[WHAT THE EXERCISE ASKS] Return exactly, please, the lines that run from the line with "Convert this chart to Plotly code." to the line with "fig = go.Figure()", ends included, and omit all pictures.

[Rows from a dataset of charts and code]

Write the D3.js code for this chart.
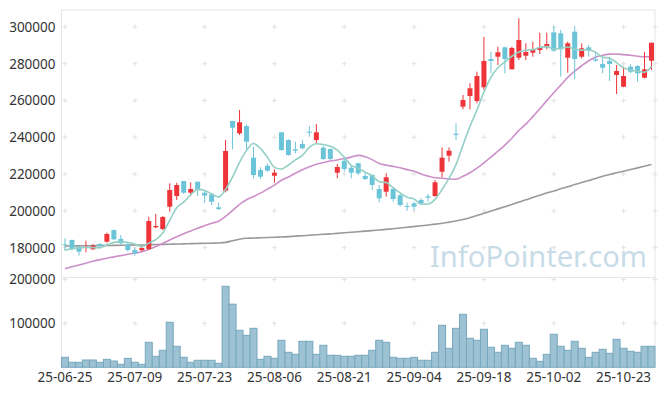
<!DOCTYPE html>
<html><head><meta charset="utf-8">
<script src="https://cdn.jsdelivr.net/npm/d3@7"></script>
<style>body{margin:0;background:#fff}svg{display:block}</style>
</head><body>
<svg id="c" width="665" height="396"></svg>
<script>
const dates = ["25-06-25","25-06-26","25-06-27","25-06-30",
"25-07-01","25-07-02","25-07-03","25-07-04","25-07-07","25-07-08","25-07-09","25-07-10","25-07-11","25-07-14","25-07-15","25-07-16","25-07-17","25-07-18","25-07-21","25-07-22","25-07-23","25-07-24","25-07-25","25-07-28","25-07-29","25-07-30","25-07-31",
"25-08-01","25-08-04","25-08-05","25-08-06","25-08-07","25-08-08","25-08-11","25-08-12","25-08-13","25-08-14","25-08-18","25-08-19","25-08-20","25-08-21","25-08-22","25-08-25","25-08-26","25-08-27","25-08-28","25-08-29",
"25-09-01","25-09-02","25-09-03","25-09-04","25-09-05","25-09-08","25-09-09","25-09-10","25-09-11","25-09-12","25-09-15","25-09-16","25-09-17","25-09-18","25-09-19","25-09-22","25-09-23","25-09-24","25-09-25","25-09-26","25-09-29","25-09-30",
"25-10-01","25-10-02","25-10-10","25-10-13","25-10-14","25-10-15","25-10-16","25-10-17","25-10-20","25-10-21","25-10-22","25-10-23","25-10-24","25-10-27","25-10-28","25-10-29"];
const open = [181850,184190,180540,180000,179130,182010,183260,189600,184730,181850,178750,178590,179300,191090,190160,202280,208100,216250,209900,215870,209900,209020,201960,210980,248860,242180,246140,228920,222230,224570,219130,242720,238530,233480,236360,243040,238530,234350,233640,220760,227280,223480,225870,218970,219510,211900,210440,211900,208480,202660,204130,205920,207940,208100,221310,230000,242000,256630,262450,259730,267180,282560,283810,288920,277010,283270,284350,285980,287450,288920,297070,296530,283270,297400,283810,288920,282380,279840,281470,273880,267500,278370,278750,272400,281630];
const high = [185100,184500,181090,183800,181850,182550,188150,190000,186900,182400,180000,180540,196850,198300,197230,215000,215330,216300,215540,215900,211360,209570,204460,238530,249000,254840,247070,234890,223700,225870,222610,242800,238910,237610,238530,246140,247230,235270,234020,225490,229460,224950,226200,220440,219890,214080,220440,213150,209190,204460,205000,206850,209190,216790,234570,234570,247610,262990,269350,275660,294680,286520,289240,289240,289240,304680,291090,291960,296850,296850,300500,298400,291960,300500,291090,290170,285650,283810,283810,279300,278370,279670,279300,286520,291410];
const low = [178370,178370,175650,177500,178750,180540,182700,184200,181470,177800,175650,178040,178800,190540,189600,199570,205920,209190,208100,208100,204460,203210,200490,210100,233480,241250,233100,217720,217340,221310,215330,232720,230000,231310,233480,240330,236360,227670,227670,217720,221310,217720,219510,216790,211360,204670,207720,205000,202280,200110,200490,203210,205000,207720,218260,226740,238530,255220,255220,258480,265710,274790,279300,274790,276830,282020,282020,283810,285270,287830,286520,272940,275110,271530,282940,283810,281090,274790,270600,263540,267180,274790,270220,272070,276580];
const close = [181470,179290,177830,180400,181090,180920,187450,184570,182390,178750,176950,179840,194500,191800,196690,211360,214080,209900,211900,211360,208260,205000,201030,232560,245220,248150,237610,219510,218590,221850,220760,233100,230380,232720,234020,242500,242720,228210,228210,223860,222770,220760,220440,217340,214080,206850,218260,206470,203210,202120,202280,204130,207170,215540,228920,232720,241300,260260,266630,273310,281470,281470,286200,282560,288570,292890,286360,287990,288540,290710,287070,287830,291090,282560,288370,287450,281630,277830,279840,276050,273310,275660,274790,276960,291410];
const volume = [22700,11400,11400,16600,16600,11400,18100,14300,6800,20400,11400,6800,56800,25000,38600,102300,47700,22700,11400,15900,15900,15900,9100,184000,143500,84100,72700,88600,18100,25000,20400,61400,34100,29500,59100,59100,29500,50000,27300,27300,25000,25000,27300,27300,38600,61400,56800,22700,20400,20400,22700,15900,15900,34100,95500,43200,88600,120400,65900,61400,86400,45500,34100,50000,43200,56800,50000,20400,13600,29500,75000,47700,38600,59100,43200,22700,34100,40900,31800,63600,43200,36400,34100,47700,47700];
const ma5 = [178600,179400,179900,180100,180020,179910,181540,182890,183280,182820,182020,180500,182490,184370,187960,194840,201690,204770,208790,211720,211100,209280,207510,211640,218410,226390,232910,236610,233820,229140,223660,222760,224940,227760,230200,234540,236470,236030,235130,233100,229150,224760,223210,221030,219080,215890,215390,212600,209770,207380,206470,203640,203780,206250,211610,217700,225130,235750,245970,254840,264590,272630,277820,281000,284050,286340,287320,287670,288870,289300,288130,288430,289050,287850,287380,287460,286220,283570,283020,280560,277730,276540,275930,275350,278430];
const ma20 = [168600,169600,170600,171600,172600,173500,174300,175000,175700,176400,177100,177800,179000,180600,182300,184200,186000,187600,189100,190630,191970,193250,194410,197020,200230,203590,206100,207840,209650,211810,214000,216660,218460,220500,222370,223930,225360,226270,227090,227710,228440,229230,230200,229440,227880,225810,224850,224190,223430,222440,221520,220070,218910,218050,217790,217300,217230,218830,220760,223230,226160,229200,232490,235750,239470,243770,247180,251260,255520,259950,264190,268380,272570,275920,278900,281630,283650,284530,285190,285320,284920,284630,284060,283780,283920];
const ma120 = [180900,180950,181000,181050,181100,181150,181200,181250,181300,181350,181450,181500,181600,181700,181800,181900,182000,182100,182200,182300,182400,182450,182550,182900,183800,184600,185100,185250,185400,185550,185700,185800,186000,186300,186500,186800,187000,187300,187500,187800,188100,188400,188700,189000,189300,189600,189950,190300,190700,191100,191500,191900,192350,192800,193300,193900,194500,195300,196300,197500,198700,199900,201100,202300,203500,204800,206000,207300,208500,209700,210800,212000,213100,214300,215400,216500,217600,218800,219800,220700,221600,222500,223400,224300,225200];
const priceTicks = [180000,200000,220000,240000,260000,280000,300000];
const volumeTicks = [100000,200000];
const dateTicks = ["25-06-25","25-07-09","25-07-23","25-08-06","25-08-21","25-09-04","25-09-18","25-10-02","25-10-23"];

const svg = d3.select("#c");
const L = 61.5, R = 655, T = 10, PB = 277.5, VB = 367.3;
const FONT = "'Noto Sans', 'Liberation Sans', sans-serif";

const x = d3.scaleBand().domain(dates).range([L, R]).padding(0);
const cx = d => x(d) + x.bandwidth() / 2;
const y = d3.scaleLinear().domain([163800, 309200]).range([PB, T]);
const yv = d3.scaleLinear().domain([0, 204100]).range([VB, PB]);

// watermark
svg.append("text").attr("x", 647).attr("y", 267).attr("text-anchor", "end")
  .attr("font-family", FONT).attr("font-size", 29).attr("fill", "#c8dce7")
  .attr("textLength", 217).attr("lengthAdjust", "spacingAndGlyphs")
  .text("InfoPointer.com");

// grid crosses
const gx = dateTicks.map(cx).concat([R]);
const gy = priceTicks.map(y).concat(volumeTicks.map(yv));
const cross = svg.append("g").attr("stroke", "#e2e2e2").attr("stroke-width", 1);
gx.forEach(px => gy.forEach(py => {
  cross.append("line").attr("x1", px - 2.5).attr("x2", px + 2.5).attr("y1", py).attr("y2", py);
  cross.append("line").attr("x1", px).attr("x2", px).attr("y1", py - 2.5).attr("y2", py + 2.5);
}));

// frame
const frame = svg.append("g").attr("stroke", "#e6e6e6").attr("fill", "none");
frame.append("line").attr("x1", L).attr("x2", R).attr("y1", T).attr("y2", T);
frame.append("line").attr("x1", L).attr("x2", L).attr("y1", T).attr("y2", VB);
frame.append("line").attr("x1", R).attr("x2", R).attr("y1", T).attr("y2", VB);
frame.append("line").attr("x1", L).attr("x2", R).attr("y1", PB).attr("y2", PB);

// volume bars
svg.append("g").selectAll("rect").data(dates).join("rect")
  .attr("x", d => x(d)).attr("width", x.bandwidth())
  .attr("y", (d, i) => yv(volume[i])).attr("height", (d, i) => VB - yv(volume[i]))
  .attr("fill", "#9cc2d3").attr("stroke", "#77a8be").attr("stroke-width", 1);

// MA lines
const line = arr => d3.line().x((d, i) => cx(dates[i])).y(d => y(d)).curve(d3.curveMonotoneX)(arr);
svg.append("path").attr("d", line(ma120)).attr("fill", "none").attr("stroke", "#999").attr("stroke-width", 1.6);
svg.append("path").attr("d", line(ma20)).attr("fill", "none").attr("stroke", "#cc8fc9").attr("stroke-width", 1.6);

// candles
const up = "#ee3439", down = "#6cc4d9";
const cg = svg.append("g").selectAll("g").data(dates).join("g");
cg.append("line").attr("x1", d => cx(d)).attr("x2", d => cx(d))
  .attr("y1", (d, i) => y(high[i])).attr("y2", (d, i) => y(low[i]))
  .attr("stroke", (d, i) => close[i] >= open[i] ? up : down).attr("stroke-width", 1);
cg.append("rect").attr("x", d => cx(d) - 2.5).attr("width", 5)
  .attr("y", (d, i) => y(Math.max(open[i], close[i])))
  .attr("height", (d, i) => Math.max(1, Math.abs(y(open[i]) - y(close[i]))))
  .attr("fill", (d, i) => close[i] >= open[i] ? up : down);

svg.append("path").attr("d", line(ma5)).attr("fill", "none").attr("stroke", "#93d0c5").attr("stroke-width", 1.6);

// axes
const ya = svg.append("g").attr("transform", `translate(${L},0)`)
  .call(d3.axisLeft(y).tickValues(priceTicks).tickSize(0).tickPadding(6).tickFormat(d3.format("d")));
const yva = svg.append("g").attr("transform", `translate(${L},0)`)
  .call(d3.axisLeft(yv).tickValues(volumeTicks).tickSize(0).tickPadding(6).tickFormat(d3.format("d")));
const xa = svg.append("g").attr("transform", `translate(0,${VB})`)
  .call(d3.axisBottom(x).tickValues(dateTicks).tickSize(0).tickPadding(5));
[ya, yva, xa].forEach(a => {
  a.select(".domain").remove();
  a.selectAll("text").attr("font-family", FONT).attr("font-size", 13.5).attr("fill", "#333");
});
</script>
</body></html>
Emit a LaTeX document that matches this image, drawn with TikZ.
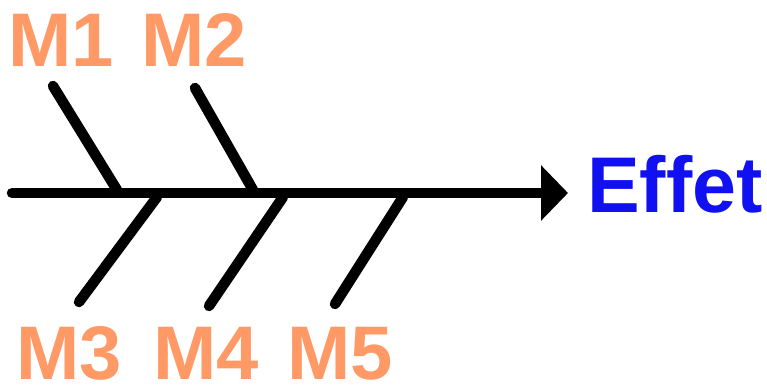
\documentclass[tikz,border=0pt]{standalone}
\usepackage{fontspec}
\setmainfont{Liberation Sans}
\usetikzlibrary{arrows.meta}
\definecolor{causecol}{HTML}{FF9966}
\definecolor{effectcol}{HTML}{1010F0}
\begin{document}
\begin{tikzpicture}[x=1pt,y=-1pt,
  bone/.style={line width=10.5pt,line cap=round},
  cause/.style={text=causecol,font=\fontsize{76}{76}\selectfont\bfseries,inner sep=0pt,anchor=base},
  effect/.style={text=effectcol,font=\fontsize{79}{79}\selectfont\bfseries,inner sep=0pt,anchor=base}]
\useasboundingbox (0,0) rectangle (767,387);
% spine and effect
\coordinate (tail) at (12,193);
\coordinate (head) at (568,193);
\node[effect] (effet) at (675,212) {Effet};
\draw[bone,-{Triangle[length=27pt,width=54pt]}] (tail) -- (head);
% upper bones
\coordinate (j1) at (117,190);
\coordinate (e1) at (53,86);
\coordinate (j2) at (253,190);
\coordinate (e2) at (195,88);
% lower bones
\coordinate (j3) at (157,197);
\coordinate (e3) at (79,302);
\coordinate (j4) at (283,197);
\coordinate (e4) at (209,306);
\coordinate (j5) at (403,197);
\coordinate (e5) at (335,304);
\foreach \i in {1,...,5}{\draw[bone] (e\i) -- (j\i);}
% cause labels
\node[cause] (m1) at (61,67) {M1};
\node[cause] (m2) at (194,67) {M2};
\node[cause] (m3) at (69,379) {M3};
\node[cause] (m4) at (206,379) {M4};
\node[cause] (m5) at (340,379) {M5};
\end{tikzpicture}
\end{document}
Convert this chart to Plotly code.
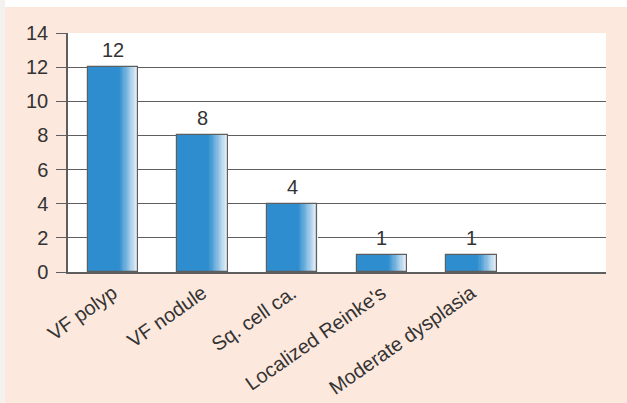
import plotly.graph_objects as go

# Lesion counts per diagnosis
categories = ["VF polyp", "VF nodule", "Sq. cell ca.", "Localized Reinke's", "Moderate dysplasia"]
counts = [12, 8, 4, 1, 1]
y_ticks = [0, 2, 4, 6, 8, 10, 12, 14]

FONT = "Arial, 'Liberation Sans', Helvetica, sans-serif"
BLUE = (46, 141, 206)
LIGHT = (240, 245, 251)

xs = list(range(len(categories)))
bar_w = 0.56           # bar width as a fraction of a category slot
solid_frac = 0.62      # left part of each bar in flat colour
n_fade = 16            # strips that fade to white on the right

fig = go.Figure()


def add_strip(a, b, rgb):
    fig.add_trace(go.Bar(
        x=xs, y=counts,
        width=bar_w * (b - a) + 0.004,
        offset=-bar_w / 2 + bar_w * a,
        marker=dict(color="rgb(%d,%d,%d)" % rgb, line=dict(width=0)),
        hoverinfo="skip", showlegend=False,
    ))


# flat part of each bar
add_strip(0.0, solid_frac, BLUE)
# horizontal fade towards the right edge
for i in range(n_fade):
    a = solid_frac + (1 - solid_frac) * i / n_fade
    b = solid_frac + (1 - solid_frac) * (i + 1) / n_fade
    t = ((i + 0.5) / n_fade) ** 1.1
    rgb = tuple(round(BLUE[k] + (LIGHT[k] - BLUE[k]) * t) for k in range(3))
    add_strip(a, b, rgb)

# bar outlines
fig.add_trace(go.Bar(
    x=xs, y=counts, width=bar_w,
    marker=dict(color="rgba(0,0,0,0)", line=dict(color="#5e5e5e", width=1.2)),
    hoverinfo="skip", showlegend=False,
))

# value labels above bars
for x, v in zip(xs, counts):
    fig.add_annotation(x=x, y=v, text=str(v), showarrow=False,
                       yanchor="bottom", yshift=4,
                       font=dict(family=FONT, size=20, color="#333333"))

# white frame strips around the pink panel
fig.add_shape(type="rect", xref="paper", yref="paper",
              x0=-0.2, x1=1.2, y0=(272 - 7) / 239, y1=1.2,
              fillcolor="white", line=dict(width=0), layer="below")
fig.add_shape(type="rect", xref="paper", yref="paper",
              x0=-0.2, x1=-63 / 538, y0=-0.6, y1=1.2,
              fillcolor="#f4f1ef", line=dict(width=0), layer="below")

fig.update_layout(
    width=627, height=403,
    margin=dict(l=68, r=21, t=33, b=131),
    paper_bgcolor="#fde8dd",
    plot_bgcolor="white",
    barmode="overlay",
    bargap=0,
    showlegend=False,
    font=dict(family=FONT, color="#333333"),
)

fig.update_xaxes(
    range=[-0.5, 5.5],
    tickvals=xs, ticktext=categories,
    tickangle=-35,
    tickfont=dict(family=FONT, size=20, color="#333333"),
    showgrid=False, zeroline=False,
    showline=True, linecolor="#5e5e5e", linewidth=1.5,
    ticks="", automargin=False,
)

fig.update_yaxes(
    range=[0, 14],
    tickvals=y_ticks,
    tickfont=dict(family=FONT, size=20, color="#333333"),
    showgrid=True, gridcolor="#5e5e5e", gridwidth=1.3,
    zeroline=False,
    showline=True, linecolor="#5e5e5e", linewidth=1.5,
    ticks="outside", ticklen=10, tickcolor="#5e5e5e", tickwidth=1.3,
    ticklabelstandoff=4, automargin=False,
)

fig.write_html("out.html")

[EXERCISE RESPONSE]
Convert this chart to Plotly code.
import plotly.graph_objects as go

# Lesion counts per diagnosis
categories = ["VF polyp", "VF nodule", "Sq. cell ca.", "Localized Reinke's", "Moderate dysplasia"]
counts = [12, 8, 4, 1, 1]
y_ticks = [0, 2, 4, 6, 8, 10, 12, 14]

FONT = "Arial, 'Liberation Sans', Helvetica, sans-serif"
BLUE = (46, 141, 206)
LIGHT = (240, 245, 251)

xs = list(range(len(categories)))
bar_w = 0.56           # bar width as a fraction of a category slot
solid_frac = 0.62      # left part of each bar in flat colour
n_fade = 16            # strips that fade to white on the right

fig = go.Figure()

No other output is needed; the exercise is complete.